In order to address the cardiovascular complications of the disease, scientists at the Texas A&M Health Science Center College of Medicine have been working on novel strategies to counter the effects of Diabetic Cardiomyopathy (DCM) in diabetic patients. This condition is characterized by ventricular dysfunctions, which are independent of coronary artery disease and diastolic dysfunctions. DCM affects around twice the number of males and five times the number of diabetic females as compared to their age matched non diabetic controls. What is even worse is that 75% of these cases do not have proper symptoms, and hence absence of proper treatment measures most often lead to high levels of morbidity.

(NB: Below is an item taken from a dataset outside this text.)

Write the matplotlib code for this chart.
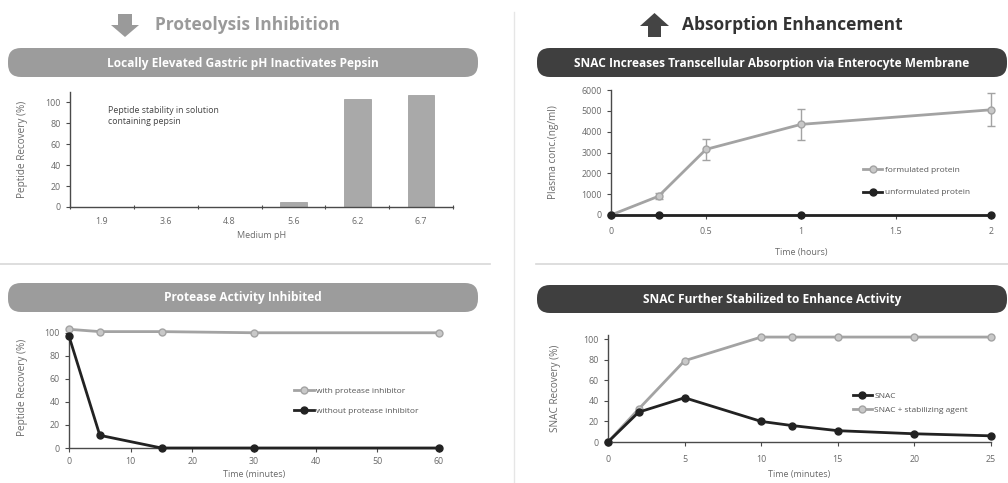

Texas A&M researchers are currently studying Retinoic Acid — a breakdown product of vitamin A — which is responsible for proper lipid-glucose metabolism, suppression of obesity, insulin production, and reduction of oxidative stress; all of which are predisposing factors for diabetes. There are two receptors, namely, the Retinoic Acid Receptor (RAR) and Retinoid X Receptor (RXR), which, when bound to ligands, activate these metabolic pathways. Hence, using diabetic animal models and cultured heart cells, researchers were able to show improved blood-glucose levels and insulin resistance, thus preventing diabetes induced cardiac dysfunctions. It was also identified that in a DCM heart the RAR\RXR pathways were damaged which might have triggered the consequences.
The research team suggests that if the RAR\RXR pathways and their effects on the heart can be minutely studied, scientists may eventually be able to identify therapeutic targets to treat cardiovascular complications triggered by diabetes.